--- Data supplied ---
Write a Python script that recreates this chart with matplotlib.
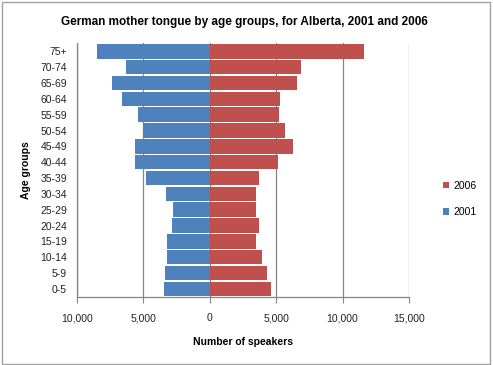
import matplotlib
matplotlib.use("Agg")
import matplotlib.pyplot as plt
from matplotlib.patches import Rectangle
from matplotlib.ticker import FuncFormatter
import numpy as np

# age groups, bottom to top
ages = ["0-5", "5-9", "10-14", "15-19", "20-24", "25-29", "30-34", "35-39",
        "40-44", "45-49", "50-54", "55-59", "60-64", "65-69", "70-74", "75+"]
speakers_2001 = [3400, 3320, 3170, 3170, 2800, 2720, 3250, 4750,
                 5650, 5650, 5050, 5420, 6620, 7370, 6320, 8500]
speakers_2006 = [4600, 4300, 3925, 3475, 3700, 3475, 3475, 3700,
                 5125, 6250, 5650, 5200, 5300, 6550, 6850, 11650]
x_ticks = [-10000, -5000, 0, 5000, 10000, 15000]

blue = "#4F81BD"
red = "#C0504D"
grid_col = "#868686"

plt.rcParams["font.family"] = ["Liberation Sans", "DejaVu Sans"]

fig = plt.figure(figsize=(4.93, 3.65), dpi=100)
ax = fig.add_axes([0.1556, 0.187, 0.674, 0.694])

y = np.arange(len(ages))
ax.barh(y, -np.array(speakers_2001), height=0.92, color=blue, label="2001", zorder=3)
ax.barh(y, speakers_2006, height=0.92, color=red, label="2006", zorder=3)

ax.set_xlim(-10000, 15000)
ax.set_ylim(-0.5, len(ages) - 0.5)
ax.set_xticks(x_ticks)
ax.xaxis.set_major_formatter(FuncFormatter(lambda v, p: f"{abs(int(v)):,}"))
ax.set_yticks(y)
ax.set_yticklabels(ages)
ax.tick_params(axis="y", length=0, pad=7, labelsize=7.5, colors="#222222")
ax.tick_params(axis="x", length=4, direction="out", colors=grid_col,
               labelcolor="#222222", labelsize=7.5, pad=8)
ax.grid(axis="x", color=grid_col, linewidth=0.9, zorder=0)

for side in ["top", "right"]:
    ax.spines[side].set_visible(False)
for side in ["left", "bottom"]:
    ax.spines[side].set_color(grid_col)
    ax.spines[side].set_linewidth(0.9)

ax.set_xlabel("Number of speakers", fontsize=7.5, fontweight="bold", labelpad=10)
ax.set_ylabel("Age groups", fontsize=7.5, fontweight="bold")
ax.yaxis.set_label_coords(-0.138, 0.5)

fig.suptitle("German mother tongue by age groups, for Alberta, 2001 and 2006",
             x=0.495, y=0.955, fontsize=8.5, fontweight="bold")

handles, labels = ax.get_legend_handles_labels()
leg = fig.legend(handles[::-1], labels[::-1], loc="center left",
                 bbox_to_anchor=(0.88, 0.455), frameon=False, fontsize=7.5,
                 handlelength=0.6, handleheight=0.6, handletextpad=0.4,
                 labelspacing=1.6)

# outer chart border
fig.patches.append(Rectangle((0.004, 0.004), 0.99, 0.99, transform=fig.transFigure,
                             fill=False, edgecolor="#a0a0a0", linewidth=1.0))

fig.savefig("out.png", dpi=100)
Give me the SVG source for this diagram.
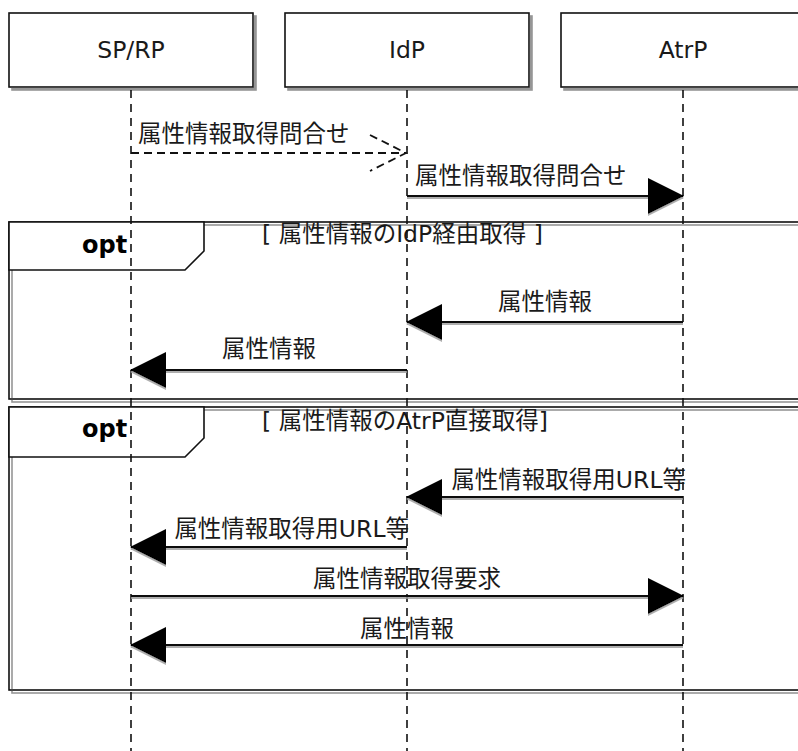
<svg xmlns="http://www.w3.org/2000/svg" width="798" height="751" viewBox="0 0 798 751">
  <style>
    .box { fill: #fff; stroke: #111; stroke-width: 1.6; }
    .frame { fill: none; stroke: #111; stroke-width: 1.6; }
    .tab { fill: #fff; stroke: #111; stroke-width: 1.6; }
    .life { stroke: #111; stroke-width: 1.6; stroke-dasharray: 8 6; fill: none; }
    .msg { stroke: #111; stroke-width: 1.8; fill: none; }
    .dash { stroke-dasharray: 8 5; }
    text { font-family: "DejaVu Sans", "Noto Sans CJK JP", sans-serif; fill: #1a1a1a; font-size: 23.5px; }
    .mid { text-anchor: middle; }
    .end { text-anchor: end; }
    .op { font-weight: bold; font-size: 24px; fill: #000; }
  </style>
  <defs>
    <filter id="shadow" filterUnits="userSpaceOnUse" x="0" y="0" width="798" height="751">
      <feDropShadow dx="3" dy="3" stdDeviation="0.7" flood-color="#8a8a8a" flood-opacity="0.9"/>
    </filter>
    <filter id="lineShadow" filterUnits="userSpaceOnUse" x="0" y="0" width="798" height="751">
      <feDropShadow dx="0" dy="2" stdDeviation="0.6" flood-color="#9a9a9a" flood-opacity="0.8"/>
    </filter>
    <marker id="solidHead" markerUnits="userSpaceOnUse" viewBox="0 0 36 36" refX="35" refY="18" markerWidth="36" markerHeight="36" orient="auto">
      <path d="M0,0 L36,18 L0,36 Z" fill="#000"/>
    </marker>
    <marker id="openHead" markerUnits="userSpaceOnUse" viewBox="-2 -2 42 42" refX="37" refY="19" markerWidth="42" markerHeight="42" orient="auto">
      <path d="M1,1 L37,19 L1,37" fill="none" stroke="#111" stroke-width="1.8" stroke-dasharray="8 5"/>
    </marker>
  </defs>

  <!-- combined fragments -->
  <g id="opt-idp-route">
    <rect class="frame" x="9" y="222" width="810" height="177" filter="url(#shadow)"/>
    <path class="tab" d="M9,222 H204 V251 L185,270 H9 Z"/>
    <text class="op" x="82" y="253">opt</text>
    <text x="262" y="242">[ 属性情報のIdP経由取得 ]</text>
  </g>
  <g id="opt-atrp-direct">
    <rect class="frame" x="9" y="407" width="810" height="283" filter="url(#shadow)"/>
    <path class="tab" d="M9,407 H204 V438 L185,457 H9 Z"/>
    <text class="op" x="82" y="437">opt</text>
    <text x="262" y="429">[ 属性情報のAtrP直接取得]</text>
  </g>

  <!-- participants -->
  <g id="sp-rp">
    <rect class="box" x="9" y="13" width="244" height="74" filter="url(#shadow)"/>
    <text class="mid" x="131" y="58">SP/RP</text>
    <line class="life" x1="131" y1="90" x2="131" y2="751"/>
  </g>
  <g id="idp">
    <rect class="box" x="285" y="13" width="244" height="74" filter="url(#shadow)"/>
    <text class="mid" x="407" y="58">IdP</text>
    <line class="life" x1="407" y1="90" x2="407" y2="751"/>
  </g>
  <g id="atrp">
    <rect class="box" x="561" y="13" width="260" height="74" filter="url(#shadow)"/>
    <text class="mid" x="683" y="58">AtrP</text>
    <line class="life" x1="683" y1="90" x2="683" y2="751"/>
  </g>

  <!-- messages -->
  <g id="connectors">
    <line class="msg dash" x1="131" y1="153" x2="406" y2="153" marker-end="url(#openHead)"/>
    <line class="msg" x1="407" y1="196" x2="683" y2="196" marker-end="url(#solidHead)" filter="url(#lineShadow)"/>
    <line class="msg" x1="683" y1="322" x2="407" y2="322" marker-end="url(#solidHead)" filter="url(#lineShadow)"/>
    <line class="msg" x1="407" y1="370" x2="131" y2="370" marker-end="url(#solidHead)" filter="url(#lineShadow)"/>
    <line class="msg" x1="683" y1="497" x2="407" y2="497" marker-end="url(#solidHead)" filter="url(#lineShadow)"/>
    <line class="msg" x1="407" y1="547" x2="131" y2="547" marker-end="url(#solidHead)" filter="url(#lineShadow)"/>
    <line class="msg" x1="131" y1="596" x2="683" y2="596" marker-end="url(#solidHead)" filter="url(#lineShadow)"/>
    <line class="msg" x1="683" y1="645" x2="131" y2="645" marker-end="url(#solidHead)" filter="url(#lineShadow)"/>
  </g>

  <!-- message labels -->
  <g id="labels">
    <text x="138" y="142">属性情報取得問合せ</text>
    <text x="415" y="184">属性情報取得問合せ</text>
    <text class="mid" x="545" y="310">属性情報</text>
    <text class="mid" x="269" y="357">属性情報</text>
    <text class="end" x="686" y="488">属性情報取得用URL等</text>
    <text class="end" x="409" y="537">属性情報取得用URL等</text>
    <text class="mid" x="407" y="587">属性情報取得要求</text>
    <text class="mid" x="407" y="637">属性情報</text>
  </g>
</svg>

--- Task brief ---
Give again, please, precisely the lines that begin the records and run through the line with "import numpy as np" in it, keeping both end lines and dropping any pictures.

--- Written solution ---
Write a Python script that recreates this chart with matplotlib.
import matplotlib
matplotlib.use("Agg")
import matplotlib.pyplot as plt
from matplotlib.patches import Rectangle
from matplotlib.ticker import FuncFormatter
import numpy as np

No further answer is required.